## [EXERCISE PROMPT]
The listing below holds pictures; exclude them. Return exactly the lines from the one with "What Chart.js code" through the one with "const yTicks = [0, 20, 40, 60, 80, 100];".

++++++++++++++++++++

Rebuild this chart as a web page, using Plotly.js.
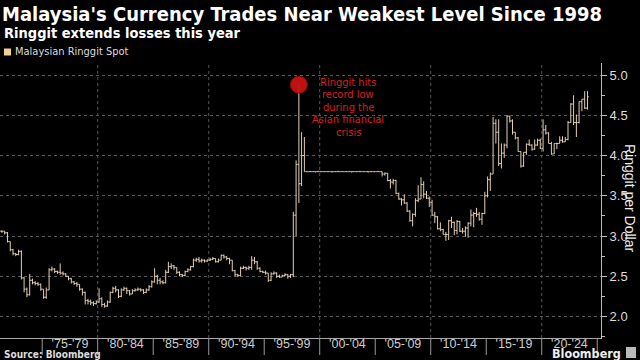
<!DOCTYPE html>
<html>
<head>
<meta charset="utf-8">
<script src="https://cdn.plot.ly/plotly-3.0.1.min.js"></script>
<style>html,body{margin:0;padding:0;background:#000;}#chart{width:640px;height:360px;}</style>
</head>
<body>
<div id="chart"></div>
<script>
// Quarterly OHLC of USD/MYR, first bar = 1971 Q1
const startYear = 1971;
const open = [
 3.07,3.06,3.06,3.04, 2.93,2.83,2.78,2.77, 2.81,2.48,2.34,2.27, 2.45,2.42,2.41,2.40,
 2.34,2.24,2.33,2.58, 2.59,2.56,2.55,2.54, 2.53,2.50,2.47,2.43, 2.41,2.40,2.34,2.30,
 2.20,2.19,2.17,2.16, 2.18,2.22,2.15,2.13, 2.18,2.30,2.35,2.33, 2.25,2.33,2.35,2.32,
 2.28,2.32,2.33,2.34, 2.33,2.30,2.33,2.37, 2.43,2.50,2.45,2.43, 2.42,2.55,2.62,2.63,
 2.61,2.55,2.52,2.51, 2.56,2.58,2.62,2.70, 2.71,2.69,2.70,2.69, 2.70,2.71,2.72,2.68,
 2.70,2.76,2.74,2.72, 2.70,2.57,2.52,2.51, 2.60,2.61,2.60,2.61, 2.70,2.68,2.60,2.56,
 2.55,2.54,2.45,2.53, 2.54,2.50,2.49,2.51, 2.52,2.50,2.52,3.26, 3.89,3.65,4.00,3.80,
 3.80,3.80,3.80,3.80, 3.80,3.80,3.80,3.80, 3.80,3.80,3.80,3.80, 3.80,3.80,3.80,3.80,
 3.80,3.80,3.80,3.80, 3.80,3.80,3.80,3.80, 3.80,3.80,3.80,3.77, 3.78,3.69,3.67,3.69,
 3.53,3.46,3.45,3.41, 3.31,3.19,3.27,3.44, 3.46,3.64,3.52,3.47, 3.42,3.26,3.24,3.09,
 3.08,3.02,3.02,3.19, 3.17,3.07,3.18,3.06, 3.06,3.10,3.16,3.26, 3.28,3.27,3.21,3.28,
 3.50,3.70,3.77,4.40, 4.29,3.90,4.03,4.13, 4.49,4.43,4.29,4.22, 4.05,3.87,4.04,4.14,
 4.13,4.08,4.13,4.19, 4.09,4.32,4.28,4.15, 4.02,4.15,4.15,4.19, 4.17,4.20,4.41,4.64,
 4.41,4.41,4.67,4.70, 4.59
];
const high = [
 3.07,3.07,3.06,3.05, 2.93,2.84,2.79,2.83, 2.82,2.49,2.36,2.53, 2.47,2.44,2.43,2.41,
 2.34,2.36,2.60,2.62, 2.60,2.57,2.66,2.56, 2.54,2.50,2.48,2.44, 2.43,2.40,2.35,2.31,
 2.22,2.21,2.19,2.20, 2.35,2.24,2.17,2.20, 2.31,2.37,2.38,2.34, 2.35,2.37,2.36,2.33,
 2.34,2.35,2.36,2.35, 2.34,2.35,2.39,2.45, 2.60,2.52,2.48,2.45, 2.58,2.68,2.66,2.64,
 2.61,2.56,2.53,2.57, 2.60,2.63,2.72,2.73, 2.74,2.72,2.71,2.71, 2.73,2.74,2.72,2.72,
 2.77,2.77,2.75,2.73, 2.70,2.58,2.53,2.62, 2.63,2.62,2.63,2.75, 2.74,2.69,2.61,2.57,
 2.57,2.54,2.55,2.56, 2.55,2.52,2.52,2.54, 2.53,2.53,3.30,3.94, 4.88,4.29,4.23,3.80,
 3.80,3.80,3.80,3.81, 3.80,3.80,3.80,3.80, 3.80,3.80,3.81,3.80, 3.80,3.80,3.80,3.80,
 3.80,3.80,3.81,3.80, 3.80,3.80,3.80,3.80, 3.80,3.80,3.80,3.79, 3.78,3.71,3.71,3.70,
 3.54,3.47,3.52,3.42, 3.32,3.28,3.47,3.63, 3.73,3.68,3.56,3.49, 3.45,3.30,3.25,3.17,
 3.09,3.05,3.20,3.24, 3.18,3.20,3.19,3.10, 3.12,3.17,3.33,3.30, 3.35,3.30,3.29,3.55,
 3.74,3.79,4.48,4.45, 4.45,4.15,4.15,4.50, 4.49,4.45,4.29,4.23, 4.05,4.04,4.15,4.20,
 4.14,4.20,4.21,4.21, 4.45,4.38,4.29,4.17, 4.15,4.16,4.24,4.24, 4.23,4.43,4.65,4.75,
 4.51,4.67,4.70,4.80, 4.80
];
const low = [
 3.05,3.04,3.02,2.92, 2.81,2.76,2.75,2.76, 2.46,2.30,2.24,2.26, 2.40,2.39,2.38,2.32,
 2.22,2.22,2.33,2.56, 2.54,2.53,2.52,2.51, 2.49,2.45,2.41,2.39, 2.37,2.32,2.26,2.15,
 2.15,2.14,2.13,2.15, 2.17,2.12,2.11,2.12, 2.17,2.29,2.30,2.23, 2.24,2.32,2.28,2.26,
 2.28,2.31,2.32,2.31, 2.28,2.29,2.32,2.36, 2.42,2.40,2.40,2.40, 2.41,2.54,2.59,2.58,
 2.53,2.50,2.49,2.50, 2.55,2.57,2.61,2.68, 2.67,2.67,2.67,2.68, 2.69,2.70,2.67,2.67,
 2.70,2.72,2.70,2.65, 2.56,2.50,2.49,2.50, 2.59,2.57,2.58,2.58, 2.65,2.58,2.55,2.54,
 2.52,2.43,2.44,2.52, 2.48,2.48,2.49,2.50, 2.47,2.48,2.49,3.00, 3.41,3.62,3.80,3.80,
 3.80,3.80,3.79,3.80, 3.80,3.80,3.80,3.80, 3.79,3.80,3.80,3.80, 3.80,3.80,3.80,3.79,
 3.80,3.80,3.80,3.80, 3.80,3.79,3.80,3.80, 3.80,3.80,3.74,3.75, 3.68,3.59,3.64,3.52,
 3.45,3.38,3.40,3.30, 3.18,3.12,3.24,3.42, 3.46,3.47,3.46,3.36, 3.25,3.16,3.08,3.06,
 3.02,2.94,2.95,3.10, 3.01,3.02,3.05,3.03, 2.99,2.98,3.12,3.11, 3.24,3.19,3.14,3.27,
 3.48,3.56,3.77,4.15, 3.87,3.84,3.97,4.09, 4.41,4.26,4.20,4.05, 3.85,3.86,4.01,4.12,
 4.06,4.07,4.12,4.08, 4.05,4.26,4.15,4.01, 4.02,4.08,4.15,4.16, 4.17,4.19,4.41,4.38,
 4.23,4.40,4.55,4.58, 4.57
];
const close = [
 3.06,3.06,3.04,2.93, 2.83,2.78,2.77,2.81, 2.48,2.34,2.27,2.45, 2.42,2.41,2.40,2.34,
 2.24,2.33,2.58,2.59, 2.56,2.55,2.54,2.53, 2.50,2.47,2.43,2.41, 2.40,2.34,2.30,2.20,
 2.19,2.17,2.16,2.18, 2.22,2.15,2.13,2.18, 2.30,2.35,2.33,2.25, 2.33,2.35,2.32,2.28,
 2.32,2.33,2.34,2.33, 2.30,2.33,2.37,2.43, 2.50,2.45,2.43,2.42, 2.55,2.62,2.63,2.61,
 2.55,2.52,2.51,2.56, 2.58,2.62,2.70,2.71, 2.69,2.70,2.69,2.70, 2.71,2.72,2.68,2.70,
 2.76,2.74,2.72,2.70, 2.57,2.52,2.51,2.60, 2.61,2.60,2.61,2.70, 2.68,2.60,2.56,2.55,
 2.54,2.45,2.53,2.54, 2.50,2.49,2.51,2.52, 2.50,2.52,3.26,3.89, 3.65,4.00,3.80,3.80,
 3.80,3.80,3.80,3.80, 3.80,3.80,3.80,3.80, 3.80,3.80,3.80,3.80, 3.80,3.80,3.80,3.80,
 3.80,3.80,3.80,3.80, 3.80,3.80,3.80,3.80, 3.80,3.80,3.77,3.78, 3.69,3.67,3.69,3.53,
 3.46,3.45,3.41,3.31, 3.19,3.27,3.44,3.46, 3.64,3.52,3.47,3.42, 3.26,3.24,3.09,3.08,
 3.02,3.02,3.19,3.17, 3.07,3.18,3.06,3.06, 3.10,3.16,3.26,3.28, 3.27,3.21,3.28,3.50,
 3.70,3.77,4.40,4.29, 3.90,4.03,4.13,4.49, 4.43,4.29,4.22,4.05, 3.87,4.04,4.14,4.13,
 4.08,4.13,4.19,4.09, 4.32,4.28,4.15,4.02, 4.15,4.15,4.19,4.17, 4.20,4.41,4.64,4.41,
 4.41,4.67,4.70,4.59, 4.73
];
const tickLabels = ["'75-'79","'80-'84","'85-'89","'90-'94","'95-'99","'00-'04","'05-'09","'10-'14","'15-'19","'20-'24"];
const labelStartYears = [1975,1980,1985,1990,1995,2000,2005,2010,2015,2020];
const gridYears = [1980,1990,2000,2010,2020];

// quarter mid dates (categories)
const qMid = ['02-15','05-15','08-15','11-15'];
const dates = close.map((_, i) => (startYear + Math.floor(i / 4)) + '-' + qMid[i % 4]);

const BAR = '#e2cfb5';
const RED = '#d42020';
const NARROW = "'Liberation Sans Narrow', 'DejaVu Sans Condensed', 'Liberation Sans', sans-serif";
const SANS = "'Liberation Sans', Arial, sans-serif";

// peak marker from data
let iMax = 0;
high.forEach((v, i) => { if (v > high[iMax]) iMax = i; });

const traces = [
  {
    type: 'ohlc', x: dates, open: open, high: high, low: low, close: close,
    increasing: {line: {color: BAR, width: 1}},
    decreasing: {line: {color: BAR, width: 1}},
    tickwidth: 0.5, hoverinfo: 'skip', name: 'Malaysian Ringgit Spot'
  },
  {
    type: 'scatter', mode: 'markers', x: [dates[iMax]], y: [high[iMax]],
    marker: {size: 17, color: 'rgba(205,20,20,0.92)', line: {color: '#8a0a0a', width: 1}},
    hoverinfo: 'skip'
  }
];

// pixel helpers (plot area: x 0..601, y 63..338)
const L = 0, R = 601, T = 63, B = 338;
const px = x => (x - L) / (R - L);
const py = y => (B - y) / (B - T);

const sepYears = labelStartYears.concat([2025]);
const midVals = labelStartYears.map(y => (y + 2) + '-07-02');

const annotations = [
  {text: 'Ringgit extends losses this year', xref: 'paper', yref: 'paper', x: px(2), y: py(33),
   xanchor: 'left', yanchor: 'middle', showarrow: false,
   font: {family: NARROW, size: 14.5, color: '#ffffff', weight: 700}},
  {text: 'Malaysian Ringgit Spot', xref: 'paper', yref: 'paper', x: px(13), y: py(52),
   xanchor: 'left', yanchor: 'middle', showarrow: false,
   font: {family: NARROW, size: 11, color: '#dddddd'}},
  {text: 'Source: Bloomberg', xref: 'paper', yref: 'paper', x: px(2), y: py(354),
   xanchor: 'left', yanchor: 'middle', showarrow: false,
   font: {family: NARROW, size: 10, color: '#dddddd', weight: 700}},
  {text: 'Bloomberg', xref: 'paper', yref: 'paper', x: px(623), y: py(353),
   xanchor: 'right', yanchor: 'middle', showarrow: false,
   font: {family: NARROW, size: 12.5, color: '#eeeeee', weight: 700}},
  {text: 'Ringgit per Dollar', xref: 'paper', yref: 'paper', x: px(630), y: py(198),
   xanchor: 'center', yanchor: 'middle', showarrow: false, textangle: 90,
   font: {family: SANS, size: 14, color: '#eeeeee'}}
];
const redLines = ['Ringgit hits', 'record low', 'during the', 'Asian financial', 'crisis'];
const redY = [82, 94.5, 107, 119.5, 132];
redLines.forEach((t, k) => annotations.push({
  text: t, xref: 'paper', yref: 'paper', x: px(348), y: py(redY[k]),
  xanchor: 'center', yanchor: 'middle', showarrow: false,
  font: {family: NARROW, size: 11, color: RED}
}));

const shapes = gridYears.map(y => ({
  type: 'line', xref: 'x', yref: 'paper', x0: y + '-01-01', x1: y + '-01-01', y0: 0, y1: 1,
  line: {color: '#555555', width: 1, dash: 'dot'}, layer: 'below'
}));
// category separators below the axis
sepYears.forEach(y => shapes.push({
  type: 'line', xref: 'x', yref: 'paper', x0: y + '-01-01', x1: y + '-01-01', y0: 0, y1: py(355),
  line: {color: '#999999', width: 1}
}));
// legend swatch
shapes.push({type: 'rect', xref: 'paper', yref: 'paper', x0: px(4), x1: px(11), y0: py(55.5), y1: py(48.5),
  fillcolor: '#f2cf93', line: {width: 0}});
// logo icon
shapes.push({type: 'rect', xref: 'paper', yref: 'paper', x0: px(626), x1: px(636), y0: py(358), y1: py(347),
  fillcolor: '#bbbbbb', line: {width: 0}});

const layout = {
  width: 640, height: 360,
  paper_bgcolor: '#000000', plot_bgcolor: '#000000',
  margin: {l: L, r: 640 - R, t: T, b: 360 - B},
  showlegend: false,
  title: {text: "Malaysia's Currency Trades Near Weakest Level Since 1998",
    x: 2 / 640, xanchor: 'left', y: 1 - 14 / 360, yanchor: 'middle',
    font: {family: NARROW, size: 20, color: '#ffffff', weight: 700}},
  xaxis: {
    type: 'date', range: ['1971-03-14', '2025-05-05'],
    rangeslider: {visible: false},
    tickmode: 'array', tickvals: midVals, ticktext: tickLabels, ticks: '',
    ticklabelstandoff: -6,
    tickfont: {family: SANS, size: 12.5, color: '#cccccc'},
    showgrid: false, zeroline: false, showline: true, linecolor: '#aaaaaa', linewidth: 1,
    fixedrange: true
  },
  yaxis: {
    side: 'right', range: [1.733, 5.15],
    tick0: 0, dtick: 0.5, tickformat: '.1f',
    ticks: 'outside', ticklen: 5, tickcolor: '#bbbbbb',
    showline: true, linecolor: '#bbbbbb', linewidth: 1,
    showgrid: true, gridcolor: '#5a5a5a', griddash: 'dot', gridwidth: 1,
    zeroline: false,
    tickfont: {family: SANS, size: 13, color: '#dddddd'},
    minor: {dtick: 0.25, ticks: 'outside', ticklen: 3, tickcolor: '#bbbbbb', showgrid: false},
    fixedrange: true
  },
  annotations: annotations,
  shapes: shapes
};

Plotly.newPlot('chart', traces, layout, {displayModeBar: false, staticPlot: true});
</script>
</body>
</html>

++++++++++++++++++++

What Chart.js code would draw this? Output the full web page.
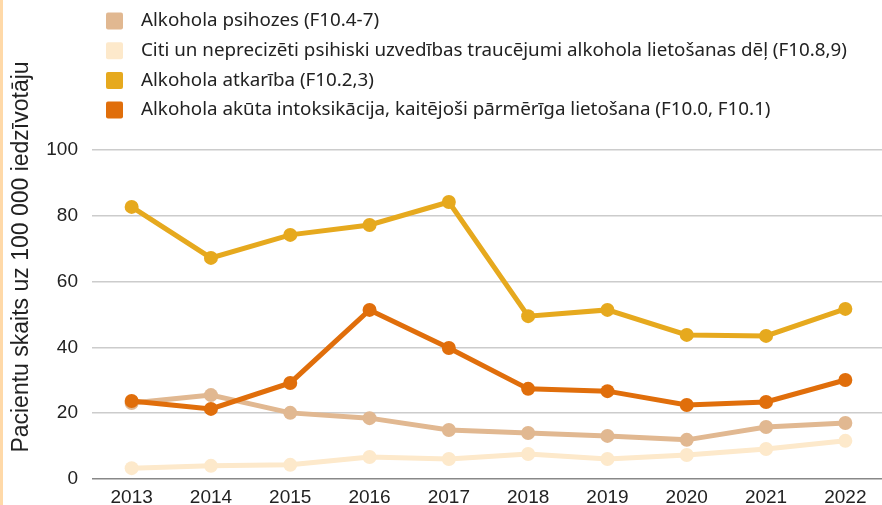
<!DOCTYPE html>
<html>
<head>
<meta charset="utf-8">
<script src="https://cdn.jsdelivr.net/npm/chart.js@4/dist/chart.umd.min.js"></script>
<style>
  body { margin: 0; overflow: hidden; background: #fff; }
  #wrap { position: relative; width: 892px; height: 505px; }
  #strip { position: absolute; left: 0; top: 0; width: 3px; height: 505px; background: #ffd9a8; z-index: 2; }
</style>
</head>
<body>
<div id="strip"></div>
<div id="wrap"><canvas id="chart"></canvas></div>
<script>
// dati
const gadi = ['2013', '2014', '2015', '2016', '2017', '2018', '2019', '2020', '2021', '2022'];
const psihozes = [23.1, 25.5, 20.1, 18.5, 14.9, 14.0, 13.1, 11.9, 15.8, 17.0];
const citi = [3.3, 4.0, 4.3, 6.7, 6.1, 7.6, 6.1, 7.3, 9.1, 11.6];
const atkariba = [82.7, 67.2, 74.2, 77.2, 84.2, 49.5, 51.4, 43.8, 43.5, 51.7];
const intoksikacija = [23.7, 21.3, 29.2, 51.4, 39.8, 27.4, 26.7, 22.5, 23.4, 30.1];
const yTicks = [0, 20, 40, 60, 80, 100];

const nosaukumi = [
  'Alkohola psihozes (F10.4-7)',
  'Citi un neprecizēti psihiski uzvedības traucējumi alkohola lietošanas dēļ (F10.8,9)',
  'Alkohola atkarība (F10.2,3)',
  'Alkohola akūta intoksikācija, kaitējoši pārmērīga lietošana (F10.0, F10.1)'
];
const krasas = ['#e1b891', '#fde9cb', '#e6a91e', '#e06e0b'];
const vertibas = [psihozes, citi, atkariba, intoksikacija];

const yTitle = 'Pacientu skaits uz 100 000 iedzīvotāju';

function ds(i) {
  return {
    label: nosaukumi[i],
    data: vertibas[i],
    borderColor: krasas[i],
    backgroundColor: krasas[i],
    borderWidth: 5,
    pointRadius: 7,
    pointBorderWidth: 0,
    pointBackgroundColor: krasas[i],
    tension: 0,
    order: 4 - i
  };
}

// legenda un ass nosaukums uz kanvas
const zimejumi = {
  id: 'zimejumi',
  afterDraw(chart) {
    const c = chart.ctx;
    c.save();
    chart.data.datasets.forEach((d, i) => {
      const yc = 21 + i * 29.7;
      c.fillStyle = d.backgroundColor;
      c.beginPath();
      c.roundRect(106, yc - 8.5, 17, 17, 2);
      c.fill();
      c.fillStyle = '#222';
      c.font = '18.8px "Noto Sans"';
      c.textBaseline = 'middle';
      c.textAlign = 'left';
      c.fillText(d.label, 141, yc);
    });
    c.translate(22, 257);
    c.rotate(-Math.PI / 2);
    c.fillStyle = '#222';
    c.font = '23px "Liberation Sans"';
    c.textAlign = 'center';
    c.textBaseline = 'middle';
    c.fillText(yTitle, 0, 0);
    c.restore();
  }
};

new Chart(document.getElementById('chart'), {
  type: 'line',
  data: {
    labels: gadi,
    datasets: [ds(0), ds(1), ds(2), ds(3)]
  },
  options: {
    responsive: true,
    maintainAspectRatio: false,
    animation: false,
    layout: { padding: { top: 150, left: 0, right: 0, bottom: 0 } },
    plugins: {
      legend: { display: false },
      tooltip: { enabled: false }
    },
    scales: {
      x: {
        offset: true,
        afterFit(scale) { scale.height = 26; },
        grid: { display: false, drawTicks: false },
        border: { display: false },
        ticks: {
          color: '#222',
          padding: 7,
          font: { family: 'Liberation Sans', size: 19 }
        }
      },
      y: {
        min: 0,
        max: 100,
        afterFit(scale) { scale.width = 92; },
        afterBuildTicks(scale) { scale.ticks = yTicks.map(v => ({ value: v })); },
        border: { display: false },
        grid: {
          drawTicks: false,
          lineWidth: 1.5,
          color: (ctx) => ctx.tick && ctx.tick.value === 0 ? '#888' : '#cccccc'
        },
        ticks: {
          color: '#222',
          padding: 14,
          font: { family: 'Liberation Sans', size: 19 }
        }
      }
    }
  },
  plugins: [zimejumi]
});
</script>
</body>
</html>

++++++++++++++++++++

## [ANSWER TO THE EXERCISE]
What Chart.js code would draw this? Output the full web page.
<!DOCTYPE html>
<html>
<head>
<meta charset="utf-8">
<script src="https://cdn.jsdelivr.net/npm/chart.js@4/dist/chart.umd.min.js"></script>
<style>
  body { margin: 0; overflow: hidden; background: #fff; }
  #wrap { position: relative; width: 892px; height: 505px; }
  #strip { position: absolute; left: 0; top: 0; width: 3px; height: 505px; background: #ffd9a8; z-index: 2; }
</style>
</head>
<body>
<div id="strip"></div>
<div id="wrap"><canvas id="chart"></canvas></div>
<script>
// dati
const gadi = ['2013', '2014', '2015', '2016', '2017', '2018', '2019', '2020', '2021', '2022'];
const psihozes = [23.1, 25.5, 20.1, 18.5, 14.9, 14.0, 13.1, 11.9, 15.8, 17.0];
const citi = [3.3, 4.0, 4.3, 6.7, 6.1, 7.6, 6.1, 7.3, 9.1, 11.6];
const atkariba = [82.7, 67.2, 74.2, 77.2, 84.2, 49.5, 51.4, 43.8, 43.5, 51.7];
const intoksikacija = [23.7, 21.3, 29.2, 51.4, 39.8, 27.4, 26.7, 22.5, 23.4, 30.1];
const yTicks = [0, 20, 40, 60, 80, 100];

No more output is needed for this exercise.